- WHAT IS ASKED: Copy each line with the word "this" in it.
====== INPUT RECORDS ======
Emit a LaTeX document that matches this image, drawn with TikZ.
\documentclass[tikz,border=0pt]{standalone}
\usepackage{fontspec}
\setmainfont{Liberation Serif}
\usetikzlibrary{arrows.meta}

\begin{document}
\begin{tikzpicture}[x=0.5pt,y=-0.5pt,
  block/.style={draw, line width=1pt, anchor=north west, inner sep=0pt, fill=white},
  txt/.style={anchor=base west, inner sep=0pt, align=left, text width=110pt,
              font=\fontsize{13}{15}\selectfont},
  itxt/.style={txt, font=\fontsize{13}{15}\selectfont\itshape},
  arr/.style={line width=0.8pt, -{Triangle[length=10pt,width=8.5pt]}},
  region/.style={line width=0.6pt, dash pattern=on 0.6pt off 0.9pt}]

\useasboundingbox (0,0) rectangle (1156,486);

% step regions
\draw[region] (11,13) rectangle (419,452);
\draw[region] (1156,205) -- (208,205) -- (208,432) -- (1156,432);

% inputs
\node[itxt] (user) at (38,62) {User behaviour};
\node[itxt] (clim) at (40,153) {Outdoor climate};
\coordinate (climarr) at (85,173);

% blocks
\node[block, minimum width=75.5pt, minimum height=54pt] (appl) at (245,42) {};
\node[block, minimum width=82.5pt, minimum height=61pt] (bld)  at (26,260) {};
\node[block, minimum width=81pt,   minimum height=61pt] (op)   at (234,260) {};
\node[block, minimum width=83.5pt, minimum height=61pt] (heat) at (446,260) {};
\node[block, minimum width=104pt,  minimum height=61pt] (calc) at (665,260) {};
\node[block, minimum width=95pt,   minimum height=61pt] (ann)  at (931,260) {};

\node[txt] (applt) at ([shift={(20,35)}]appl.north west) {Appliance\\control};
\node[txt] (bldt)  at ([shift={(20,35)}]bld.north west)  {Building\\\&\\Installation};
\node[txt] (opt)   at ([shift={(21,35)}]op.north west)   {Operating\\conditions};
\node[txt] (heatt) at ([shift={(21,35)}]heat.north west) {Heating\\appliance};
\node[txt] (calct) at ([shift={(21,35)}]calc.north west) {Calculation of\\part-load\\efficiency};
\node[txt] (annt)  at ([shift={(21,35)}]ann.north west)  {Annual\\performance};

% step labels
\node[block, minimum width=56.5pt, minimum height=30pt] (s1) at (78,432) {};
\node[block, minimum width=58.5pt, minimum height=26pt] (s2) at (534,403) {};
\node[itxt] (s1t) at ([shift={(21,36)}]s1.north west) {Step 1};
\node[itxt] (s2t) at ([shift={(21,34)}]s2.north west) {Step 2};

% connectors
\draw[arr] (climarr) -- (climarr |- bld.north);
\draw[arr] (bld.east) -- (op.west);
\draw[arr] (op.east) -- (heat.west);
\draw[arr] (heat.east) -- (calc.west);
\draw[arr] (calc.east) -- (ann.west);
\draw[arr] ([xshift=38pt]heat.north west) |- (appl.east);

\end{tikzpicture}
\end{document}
======
====== INPUT RECORDS ======
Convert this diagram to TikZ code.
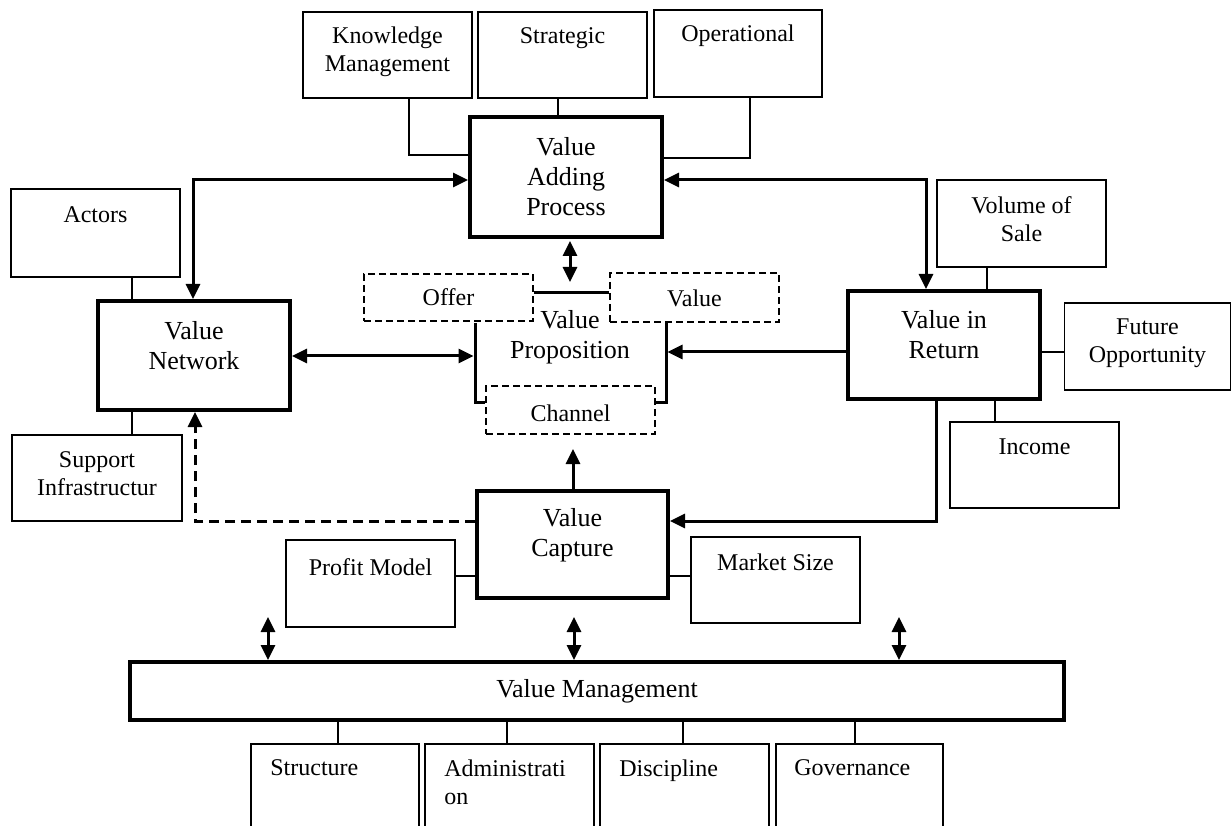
======
- WRITTEN SOLUTION:
Emit a LaTeX document that matches this image, drawn with TikZ.
Convert this diagram to TikZ code.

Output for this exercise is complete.